Abubakar, a 6-foot-1 senior at University of Dayton, excelled as a young defender growing up in Ghana, and his talent at a young age was noticed by the federation there. He received a call-up to a Ghana Under-20 Men’s National Team camp in February 2014, and Abubakar was on track to try out for a contract with Portuguese powerhouse Sporting Lisbon months later.
At the same time, Dayton – which sent an assistant coach to see Abubakar play at the University of Ghana in Legon – showed interest in bringing the talented defender stateside. Weighing his options, Abubakar attempted to go to Portugal for the tryout, but due to visa issues, he missed the opportunity.
“My coach wanted me to wait a little longer [for more professional opportunities], but my family was like, ‘Lalas you cannot wait any more. You cannot miss both opportunities. You’ve missed one.’ And it was almost August, so if I didn’t come to the United States to start the fall season with the school, I might not make it here,” Abubakar told USLPDL.com. “I listened to my family and told my coach, and he understood. The U20 coach also understood that I would come to the U.S., and if I did, the chances of coming back to play for the U20 would be very limited due to school. It would be difficult to come down to Ghana for games.
“For now, I know the GFA [Ghana Football Association] definitely know me, so in the future, if I make it to the professional level, I think my chances of playing for the national team are higher.”
Since joining Dayton, Abubakar has made 55 appearances, scoring four goals and providing four assists.

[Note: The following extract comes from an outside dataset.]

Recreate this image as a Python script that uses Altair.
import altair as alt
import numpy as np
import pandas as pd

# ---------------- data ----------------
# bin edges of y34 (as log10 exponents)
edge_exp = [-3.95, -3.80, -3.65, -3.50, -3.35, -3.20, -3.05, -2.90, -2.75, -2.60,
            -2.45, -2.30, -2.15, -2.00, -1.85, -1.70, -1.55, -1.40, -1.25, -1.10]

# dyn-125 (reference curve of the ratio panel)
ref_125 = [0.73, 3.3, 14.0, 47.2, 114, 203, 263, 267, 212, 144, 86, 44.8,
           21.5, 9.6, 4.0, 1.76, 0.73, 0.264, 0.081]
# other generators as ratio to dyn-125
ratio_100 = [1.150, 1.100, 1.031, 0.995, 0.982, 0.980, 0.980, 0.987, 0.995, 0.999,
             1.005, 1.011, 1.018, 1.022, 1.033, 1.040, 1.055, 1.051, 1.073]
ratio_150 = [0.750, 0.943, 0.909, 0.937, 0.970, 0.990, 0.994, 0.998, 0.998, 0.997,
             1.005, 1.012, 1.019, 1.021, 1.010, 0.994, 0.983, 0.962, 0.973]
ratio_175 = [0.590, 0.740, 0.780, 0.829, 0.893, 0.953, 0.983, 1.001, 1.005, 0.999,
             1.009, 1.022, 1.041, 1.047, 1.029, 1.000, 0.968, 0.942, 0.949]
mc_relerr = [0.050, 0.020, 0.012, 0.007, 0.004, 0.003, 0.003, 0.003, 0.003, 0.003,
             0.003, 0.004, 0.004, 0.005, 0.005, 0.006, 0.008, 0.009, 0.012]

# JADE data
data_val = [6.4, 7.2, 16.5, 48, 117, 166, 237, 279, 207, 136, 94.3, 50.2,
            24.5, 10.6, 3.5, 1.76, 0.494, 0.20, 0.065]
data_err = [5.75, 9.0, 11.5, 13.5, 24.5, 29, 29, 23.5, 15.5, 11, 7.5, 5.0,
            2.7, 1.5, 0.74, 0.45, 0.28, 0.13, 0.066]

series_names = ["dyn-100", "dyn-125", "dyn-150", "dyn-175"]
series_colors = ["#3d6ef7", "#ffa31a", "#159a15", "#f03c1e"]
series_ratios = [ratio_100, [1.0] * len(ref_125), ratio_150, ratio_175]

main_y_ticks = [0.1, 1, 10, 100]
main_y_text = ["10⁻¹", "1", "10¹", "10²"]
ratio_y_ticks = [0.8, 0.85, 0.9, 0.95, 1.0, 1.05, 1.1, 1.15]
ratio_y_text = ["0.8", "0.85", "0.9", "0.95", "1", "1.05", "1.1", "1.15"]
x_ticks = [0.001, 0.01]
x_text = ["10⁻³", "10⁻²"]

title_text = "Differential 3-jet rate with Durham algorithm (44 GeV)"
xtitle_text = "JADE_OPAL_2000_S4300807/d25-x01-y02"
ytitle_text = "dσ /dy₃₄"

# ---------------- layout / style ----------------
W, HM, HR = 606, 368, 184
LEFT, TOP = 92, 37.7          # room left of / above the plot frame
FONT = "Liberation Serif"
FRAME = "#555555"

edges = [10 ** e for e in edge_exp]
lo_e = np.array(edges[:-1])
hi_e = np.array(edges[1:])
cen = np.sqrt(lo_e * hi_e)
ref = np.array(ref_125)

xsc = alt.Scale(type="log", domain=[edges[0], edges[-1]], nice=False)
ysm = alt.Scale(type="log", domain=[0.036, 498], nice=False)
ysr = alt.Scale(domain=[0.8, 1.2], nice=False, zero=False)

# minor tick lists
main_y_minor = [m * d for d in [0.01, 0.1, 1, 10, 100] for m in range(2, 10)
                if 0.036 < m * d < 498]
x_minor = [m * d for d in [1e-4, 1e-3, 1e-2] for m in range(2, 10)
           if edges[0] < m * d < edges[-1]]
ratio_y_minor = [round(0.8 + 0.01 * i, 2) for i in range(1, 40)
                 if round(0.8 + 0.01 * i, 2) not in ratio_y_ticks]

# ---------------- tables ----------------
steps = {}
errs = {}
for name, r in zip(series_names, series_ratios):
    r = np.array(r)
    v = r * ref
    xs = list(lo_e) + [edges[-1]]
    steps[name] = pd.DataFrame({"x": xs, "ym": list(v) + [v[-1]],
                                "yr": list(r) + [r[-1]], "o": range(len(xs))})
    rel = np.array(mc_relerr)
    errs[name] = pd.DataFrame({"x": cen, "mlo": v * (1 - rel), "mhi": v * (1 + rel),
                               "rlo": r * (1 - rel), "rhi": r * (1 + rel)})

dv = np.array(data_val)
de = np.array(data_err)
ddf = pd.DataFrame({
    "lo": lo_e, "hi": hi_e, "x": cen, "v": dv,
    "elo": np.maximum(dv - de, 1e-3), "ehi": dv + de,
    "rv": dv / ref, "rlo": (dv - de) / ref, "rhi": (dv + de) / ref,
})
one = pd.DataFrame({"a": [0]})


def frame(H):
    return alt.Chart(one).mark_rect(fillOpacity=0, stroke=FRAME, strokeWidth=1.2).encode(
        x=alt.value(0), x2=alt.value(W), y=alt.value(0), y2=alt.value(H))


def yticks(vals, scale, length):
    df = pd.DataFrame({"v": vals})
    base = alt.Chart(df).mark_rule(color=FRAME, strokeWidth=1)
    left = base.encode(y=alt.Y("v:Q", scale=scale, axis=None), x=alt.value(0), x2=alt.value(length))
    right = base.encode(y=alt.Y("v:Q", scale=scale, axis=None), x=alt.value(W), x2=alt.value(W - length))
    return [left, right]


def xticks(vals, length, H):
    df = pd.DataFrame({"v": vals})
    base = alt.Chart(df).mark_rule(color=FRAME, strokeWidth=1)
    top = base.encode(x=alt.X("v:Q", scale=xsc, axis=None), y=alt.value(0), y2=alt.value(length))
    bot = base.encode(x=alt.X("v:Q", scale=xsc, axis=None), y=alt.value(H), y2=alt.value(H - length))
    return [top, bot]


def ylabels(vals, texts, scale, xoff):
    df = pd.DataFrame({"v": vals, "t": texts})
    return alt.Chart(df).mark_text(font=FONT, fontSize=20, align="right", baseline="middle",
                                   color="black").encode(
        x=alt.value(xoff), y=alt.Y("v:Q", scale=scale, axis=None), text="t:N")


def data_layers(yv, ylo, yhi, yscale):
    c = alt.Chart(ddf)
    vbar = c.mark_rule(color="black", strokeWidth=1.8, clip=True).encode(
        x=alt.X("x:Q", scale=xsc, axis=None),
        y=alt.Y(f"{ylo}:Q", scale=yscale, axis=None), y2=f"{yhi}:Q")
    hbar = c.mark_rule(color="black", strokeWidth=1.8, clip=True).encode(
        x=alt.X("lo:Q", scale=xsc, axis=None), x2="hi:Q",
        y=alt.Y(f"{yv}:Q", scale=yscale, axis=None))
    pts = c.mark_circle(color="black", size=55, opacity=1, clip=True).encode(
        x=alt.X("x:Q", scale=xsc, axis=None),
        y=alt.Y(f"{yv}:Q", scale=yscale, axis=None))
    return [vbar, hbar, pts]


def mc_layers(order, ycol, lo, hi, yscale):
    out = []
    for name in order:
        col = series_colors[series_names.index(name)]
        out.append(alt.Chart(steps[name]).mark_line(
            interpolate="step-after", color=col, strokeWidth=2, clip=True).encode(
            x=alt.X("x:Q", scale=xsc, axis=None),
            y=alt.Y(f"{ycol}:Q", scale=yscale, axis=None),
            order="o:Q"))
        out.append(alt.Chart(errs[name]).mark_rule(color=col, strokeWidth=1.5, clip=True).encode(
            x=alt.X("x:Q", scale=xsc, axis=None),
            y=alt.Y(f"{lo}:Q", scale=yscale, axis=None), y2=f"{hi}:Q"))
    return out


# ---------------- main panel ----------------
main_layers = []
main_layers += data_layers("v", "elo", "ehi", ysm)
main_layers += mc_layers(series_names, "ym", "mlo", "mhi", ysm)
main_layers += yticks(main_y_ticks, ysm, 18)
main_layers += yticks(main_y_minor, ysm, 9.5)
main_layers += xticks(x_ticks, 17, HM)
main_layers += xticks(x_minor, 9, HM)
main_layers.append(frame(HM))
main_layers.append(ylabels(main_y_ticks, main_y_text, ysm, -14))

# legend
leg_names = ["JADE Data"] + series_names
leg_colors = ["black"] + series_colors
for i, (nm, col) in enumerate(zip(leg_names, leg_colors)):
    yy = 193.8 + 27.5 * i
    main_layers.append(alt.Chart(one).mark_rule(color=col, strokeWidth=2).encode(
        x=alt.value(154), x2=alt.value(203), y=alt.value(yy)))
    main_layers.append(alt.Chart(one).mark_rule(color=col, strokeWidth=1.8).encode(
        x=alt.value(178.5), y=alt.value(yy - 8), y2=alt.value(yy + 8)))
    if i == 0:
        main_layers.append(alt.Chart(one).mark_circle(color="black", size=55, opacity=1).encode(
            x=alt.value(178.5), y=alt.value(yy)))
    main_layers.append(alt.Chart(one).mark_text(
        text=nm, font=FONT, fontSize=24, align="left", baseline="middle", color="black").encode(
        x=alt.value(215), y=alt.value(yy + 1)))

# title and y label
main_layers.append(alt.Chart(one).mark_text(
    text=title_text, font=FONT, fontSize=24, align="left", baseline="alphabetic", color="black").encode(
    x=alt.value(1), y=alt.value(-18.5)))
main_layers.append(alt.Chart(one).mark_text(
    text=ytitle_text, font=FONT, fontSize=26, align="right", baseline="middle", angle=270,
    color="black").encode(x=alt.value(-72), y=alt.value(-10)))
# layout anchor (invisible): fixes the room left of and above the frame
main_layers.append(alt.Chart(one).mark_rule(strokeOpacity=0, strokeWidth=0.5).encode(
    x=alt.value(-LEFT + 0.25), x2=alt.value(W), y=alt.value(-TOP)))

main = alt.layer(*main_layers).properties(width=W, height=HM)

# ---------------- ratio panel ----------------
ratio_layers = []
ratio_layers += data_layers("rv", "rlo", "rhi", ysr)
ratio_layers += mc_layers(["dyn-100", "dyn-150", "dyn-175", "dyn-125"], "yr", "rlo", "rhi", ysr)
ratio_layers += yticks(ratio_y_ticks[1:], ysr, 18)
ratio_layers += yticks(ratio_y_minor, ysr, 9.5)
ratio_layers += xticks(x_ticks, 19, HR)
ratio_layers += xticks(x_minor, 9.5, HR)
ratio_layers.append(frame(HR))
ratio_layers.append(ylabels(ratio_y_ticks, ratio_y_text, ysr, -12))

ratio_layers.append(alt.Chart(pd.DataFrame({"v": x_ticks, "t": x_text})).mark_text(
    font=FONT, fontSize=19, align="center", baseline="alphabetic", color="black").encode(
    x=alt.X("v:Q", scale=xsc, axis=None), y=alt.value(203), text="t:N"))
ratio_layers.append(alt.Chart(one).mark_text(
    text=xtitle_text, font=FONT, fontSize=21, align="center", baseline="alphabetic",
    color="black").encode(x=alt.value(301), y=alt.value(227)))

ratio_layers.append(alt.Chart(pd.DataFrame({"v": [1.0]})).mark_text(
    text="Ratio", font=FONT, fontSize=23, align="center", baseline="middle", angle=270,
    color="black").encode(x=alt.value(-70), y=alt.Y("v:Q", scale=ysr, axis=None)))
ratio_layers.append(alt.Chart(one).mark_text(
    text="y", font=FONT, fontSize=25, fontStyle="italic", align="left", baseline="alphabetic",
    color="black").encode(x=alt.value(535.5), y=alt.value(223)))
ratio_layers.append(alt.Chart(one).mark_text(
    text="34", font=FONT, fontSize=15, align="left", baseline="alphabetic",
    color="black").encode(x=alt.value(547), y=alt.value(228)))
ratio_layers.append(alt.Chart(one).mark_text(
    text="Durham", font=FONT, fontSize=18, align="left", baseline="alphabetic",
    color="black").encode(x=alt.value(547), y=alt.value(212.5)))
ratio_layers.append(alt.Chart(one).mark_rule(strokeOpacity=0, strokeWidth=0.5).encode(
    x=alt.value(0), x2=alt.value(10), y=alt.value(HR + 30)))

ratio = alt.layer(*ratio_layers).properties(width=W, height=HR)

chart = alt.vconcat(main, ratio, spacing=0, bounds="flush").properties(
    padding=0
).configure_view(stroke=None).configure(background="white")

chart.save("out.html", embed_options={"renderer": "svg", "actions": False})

He was named to the Atlantic 10 All-Rookie Team in 2014, and he also earned Atlantic 10 All-Conference First Team honors in 2015.
However, according to Abubakar, his most-cherished achievement is the one he earned this summer with the Michigan Bucks in the PDL.

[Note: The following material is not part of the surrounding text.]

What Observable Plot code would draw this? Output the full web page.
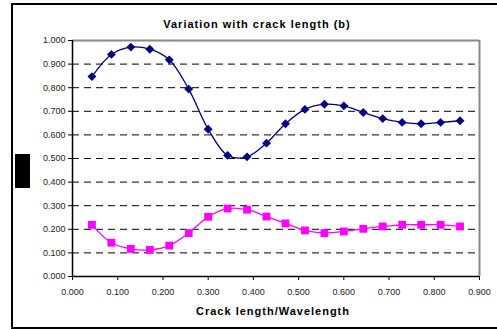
<!DOCTYPE html>
<html>
<head>
<meta charset="utf-8">
<script src="https://cdn.jsdelivr.net/npm/d3@7"></script>
<script src="https://cdn.jsdelivr.net/npm/@observablehq/plot@0.6"></script>
<style>
  html, body { margin: 0; padding: 0; background: #fff; }
  #wrap { position: relative; width: 497px; height: 329px; overflow: hidden; font-family: "Liberation Sans", Arial, sans-serif; }
  #frame { position: absolute; left: 11px; top: 3px; width: 500px; height: 322px; border-left: 2px solid #000; border-top: 2px solid #000; border-bottom: 2px solid #000; pointer-events: none; }
  #key { position: absolute; left: 15px; top: 154px; width: 15px; height: 34px; background: #000; }
  #wrap svg { position: absolute; left: 0; top: 0; }
</style>
</head>
<body>
<div id="wrap"></div>
<script>
// Crack length / wavelength ratios along the x axis
const crackRatio = [0.043, 0.086, 0.129, 0.171, 0.214, 0.257, 0.300, 0.343, 0.386, 0.429,
                    0.471, 0.514, 0.557, 0.600, 0.643, 0.686, 0.729, 0.771, 0.814, 0.857];
// Upper series (navy diamonds)
const upperSeries = [0.847, 0.941, 0.972, 0.963, 0.918, 0.794, 0.624, 0.513, 0.507, 0.565,
                     0.647, 0.708, 0.730, 0.723, 0.695, 0.669, 0.653, 0.647, 0.653, 0.660];
// Lower series (magenta squares)
const lowerSeries = [0.219, 0.143, 0.117, 0.113, 0.131, 0.184, 0.253, 0.288, 0.283, 0.254,
                     0.225, 0.195, 0.184, 0.191, 0.202, 0.212, 0.219, 0.219, 0.219, 0.212];
// Axis ticks
const xTicks = [0, 0.1, 0.2, 0.3, 0.4, 0.5, 0.6, 0.7, 0.8, 0.9];
const yTicks = [0, 0.1, 0.2, 0.3, 0.4, 0.5, 0.6, 0.7, 0.8, 0.9, 1.0];
const gridTicks = [0.1, 0.2, 0.3, 0.4, 0.5, 0.6, 0.7, 0.8, 0.9];
const chartTitle = "Variation with crack length (b)";
const xTitle = "Crack length/Wavelength";

const upper = crackRatio.map((x, i) => ({x, y: upperSeries[i]}));
const lower = crackRatio.map((x, i) => ({x, y: lowerSeries[i]}));
const fmt = d3.format(".3f");

const chart = Plot.plot({
  width: 497,
  height: 329,
  marginLeft: 72,
  marginRight: 18,
  marginTop: 40,
  marginBottom: 53,
  style: {fontFamily: "'Liberation Sans', Arial, sans-serif", fontSize: "9px", color: "#222", background: "transparent"},
  x: {domain: [0, 0.9]},
  y: {domain: [0, 1]},
  marks: [
    Plot.ruleY(gridTicks, {stroke: "#000", strokeWidth: 1, strokeDasharray: "7,5"}),
    Plot.ruleY([1], {stroke: "#888", strokeWidth: 2}),
    Plot.ruleX([0.9], {stroke: "#888", strokeWidth: 2}),
    Plot.axisY({ticks: yTicks, tickFormat: fmt, tickSize: 4, tickPadding: 3, label: null, stroke: "#000"}),
    Plot.axisX({ticks: xTicks, tickFormat: fmt, tickSize: 4, tickPadding: 8, label: null, stroke: "#000"}),
    Plot.ruleX([0], {stroke: "#000", strokeWidth: 1.5}),
    Plot.ruleY([0], {stroke: "#000", strokeWidth: 1.5}),
    Plot.line(upper, {x: "x", y: "y", curve: "catmull-rom", stroke: "#000080", strokeWidth: 1.3}),
    Plot.dot(upper, {x: "x", y: "y", symbol: "diamond2", r: 4, fill: "#000080", stroke: "none"}),
    Plot.line(lower, {x: "x", y: "y", curve: "catmull-rom", stroke: "#ff00ff", strokeWidth: 1.3}),
    Plot.dot(lower, {x: "x", y: "y", symbol: "square", r: 4.4, fill: "#ff00ff", stroke: "none"}),
    Plot.text([chartTitle], {frameAnchor: "top", dx: -19, dy: -20, fontSize: 11, fontWeight: "bold", fill: "#000", style: "letter-spacing:1px"}),
    Plot.text([xTitle], {frameAnchor: "bottom", dx: -3, dy: 38, fontSize: 11, fontWeight: "bold", fill: "#000"})
  ]
});

const wrap = document.getElementById("wrap");
wrap.appendChild(chart);
const frame = document.createElement("div"); frame.id = "frame"; wrap.appendChild(frame);
const key = document.createElement("div"); key.id = "key"; wrap.appendChild(key);
chart.querySelectorAll("text").forEach(t => {
  if (t.textContent === chartTitle) t.setAttribute("letter-spacing", "1");
  if (t.textContent === xTitle) t.setAttribute("letter-spacing", "1");
});
</script>
</body>
</html>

“When I got back from Michigan, I told my friends that that was the best achievement I’ve ever had in my life – winning the PDL Championship,” Abubakar said. “Even in Ghana, I never won a national championship. When I came here, we won the A10 Championship [in 2015] and made it to the second round of the NCAA Tournament, but unfortunately, we couldn’t go on to win the national championship.
“In the summer when I won the championship, even my coach [Dayton’s Dennis Currier] was so happy for me. Before the final game, he texted me and was like, ‘Lalas, I wish you good luck, and win the national championship, so you can finish up a good year also winning the A10 championship.’ The Michigan Bucks were a great group of guys who you always wish to play with – a very nice organization. Everyone is nice, the coaches, Dan Duggan, I love everyone there. It was a good experience for me, and I don’t think I will ever forget it.”
Abubakar, who was voted 2016 PDL Defender of the Year and finished the PDL season ranked third on the 2016 PDL Top Prospects list, has great pace for a center back and is best known for his strength and aerial ability. He played 16 games, including all four postseason games, for the Bucks, helping the team record 13 total shutouts en route to winning the PDL title.
Now, the defender is focused on leading the Flyers to another Atlantic 10 Conference Championship. Dayton is currently 5-6-2 – 1-1-1 in conference play – and has five games remaining in the regular season. Abubakar believes that the Flyers can make a late push, and he hopes to focus on improving his own game along the way.
“Communication, I think I’ve improved a lot as a center back,” Abubakar said. “When I first got here, it was a little bit different. My coach here at Dayton always tells me a big part of a center back here in the United States is being able to lead your team on the field – try to talk, be the voice on the field.
“Overall, this summer, I think I improved a lot with the Michigan Bucks, and even last year when I went to Charlotte [Eagles]. After the season [Eagles Head Coach Dave] Dixon told me what I needed to improve on to go to the next level, so I listened to him because he was a very good coach. I’ve tried to add that to my soccer knowledge, so every time I’m on the field, I’m getting better at communication.”